● **REQUIREMENTS**:
Print the lines from the one that contains "Write a Python script that recreates this chart with matplotlib." to the one that contains "from matplotlib.patches import Rectangle", inclusive, exactly as they appear, and please drop any pictures.

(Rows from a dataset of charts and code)
######

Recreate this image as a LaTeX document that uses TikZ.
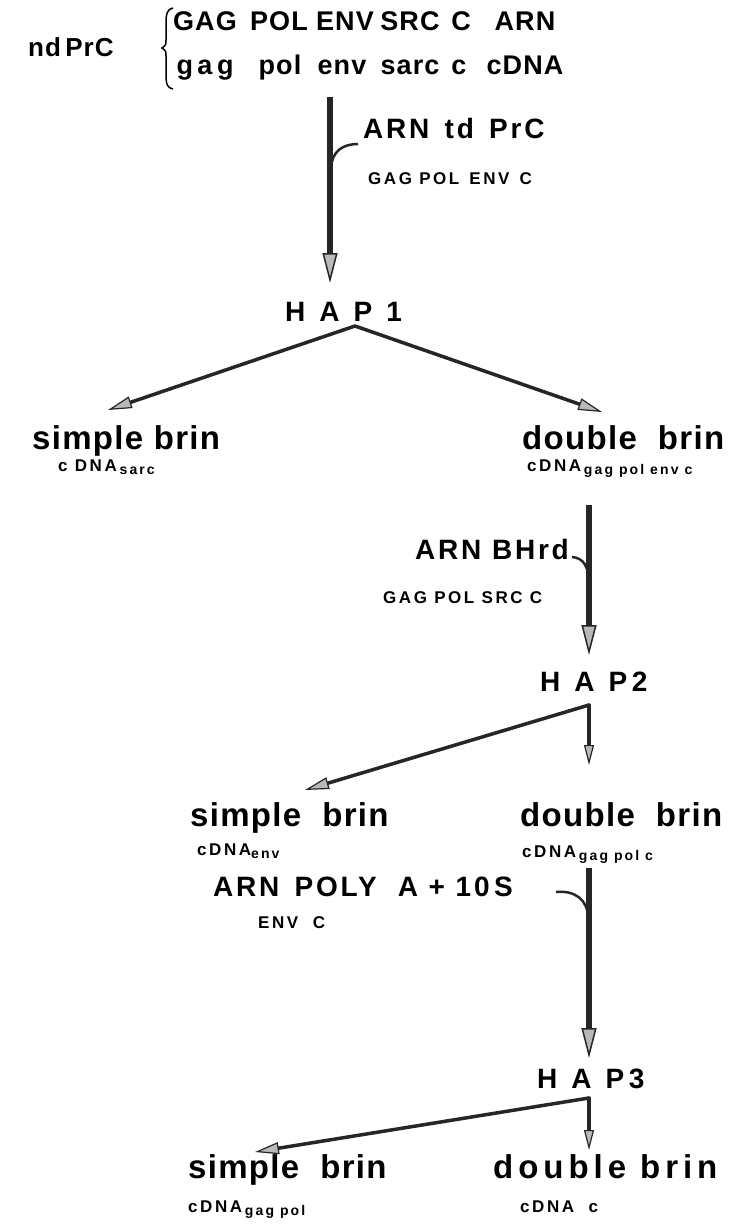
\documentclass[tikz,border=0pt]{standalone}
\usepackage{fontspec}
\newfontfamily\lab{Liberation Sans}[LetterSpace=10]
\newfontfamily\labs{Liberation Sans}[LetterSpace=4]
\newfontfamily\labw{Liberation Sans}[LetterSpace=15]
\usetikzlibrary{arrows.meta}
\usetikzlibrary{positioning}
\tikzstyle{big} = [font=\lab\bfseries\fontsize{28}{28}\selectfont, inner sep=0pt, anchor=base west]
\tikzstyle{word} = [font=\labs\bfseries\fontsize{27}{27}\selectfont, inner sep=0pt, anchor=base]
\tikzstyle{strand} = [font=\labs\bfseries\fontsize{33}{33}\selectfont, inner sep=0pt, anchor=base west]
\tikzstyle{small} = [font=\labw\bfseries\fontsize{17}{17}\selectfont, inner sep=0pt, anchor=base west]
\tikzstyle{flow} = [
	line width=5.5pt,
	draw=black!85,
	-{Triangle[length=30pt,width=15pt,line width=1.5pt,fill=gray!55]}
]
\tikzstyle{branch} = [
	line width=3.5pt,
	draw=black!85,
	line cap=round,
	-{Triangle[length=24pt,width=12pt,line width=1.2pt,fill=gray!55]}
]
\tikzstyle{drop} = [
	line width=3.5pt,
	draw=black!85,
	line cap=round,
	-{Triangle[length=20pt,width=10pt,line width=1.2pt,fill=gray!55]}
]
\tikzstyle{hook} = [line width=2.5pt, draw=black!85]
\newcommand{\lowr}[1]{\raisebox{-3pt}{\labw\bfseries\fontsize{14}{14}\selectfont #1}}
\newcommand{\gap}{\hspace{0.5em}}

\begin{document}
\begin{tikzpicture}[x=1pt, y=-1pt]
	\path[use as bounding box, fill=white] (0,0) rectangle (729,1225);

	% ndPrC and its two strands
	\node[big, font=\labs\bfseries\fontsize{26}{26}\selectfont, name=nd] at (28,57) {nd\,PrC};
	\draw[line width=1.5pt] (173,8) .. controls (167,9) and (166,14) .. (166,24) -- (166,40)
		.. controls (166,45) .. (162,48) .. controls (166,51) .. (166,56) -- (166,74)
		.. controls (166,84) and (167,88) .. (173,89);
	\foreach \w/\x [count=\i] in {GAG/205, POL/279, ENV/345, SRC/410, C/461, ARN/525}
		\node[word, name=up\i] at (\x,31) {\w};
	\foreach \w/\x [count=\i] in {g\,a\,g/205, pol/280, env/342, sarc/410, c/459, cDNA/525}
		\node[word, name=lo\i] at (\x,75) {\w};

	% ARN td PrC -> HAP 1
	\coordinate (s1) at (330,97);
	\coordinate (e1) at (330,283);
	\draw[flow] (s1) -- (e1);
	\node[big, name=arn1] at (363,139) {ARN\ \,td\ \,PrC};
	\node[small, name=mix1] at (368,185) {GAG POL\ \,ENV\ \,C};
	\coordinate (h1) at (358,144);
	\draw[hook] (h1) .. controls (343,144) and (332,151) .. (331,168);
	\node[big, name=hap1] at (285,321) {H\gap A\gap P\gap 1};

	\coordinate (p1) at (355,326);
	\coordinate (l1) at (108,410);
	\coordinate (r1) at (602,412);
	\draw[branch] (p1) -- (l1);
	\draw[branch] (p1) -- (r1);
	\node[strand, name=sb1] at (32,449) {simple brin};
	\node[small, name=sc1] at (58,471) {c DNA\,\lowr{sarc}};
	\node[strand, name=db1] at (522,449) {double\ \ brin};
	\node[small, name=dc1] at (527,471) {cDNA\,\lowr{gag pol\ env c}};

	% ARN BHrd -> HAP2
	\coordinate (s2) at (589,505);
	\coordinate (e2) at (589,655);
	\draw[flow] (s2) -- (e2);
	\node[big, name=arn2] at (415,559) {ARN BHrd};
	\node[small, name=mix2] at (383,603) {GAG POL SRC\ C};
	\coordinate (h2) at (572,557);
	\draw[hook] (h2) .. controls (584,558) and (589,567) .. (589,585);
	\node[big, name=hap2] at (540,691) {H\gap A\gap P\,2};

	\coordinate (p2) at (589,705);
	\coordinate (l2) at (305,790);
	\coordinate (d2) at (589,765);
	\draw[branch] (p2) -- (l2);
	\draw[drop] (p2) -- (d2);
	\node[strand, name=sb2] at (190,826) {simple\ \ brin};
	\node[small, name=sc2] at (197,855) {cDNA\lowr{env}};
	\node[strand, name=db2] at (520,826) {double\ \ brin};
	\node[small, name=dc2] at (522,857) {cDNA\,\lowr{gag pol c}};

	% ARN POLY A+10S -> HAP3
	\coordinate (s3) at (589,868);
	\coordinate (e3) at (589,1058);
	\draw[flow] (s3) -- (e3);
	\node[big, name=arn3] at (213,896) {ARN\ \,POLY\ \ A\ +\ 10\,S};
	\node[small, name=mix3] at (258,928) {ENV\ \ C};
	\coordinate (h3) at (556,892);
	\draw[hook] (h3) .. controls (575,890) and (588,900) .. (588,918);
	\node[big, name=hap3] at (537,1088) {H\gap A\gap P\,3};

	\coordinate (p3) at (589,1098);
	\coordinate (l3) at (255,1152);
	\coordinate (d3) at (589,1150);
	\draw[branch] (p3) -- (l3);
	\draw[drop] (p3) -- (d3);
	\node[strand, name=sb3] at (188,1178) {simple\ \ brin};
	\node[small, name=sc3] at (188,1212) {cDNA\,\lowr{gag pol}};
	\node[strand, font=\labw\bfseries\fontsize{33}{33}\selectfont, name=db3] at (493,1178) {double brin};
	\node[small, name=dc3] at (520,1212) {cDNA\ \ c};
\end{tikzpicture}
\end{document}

######

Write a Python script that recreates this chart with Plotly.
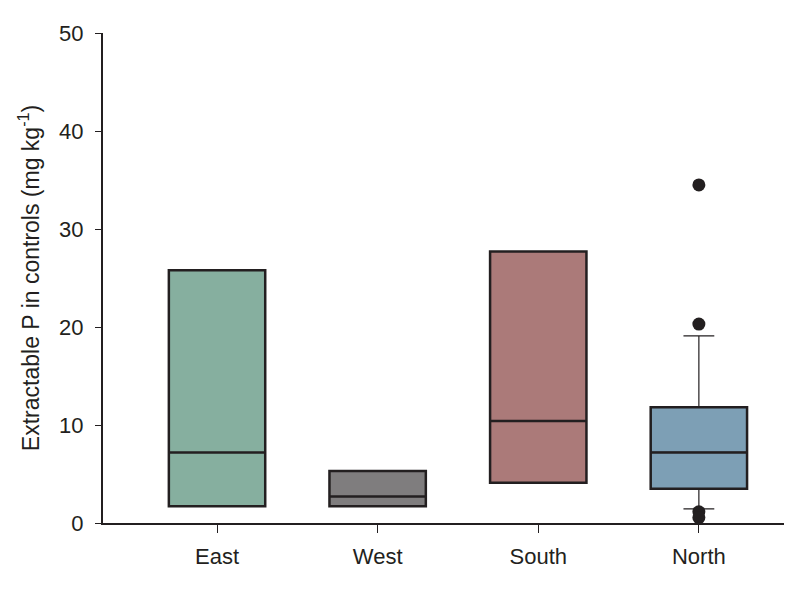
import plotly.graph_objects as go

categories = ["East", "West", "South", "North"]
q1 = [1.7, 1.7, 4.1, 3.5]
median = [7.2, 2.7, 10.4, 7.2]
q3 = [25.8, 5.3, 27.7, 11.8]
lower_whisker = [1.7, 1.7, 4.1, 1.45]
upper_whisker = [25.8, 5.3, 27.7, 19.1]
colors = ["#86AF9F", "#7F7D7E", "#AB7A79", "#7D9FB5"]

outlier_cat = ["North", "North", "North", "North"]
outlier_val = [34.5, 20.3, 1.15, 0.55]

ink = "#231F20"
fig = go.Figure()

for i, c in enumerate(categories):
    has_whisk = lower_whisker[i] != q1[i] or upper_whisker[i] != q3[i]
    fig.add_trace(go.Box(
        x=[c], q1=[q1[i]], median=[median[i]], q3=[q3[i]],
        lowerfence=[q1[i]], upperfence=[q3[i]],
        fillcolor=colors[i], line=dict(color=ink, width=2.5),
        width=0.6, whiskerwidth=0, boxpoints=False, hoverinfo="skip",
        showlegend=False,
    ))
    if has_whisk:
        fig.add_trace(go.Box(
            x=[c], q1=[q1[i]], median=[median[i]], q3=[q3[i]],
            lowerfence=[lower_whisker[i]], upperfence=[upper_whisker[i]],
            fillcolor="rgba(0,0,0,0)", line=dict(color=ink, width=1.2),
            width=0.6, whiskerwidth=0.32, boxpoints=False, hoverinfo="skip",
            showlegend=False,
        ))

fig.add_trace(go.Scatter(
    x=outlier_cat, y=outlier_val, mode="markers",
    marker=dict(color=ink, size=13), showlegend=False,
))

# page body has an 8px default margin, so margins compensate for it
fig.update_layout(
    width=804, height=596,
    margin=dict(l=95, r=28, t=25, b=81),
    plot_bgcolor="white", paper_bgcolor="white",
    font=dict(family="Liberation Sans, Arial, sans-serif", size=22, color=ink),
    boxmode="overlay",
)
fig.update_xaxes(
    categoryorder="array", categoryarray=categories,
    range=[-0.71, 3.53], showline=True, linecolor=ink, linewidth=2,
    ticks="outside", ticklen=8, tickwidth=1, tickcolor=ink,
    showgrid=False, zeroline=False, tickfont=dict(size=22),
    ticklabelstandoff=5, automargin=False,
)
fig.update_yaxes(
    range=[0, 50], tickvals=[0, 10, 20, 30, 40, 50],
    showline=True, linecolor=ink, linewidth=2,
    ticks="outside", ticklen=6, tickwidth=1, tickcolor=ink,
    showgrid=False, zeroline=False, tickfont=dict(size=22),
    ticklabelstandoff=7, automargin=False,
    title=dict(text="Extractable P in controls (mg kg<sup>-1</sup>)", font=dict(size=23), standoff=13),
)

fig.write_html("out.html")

######

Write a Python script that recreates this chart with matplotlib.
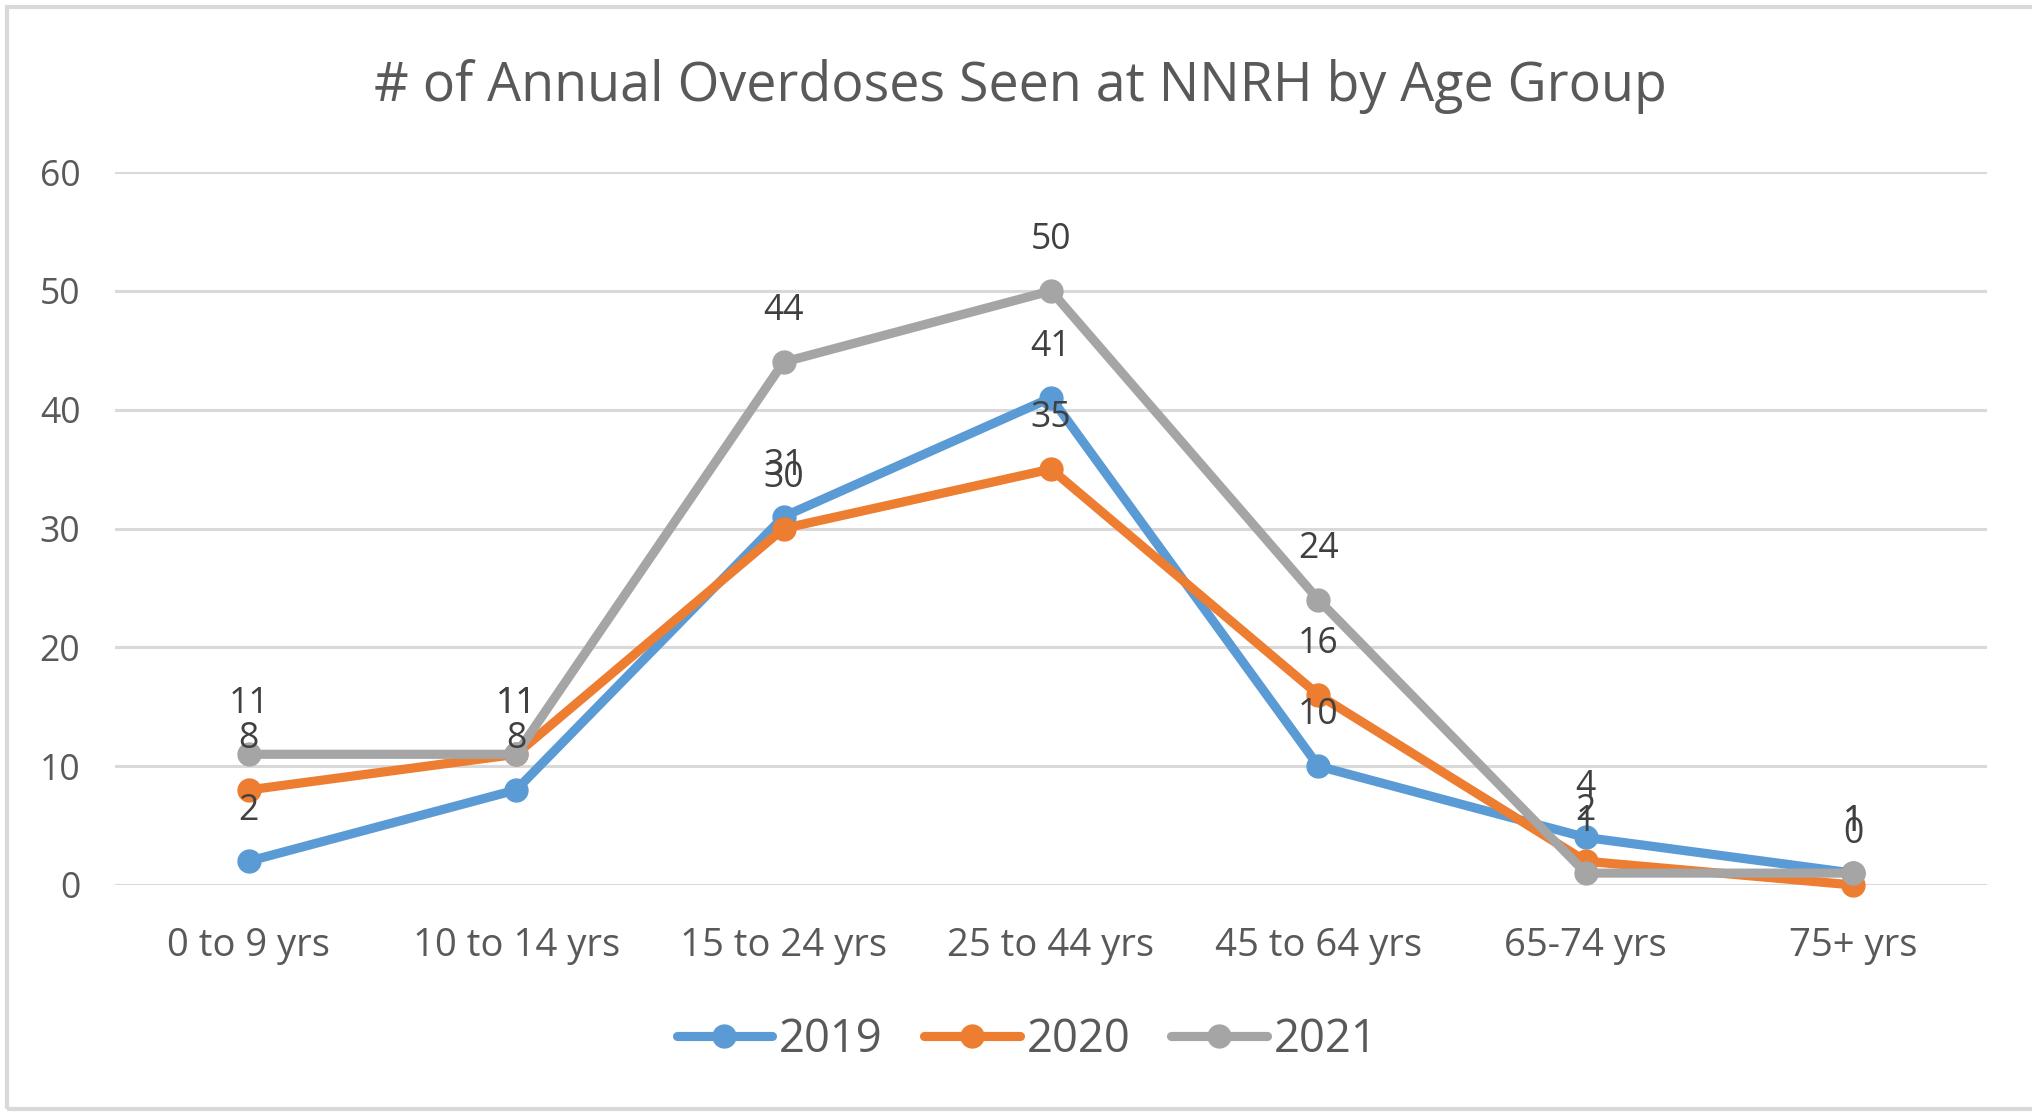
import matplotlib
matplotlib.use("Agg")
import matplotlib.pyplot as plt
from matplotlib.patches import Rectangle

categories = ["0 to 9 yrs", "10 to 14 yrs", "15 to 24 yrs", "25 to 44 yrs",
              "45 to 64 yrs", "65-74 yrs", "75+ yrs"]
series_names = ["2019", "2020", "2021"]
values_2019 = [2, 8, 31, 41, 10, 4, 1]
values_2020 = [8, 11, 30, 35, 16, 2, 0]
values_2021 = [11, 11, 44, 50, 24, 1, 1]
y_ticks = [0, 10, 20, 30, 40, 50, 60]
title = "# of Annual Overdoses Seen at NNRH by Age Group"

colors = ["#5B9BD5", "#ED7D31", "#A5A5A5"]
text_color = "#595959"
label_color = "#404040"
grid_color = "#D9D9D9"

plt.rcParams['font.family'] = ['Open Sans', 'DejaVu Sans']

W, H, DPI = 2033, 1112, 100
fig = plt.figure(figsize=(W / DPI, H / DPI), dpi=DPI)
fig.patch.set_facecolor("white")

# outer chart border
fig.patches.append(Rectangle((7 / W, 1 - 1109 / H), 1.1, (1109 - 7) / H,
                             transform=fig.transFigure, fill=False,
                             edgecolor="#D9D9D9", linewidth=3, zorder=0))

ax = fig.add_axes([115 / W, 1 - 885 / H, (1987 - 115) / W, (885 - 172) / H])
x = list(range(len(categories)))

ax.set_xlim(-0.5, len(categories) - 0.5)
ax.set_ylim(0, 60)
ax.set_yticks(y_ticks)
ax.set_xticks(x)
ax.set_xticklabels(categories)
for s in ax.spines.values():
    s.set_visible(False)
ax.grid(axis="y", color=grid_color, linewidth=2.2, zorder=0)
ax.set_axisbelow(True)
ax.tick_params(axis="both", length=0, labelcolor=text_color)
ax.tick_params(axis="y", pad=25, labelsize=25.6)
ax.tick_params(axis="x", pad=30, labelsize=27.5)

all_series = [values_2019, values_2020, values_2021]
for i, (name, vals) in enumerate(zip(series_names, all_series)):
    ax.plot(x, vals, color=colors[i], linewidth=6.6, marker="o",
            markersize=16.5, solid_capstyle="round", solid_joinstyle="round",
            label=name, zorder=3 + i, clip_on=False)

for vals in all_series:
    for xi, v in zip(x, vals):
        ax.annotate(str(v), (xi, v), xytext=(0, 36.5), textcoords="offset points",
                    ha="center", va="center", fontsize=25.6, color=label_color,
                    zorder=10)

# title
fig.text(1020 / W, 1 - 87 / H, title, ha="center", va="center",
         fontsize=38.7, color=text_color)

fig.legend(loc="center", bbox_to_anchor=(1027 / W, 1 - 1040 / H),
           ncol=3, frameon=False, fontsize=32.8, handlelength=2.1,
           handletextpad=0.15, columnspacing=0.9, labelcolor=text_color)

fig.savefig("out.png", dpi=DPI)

######

● **RESULT FOR THIS EXERCISE**:
Write a Python script that recreates this chart with matplotlib.
import matplotlib
matplotlib.use("Agg")
import matplotlib.pyplot as plt
from matplotlib.patches import Rectangle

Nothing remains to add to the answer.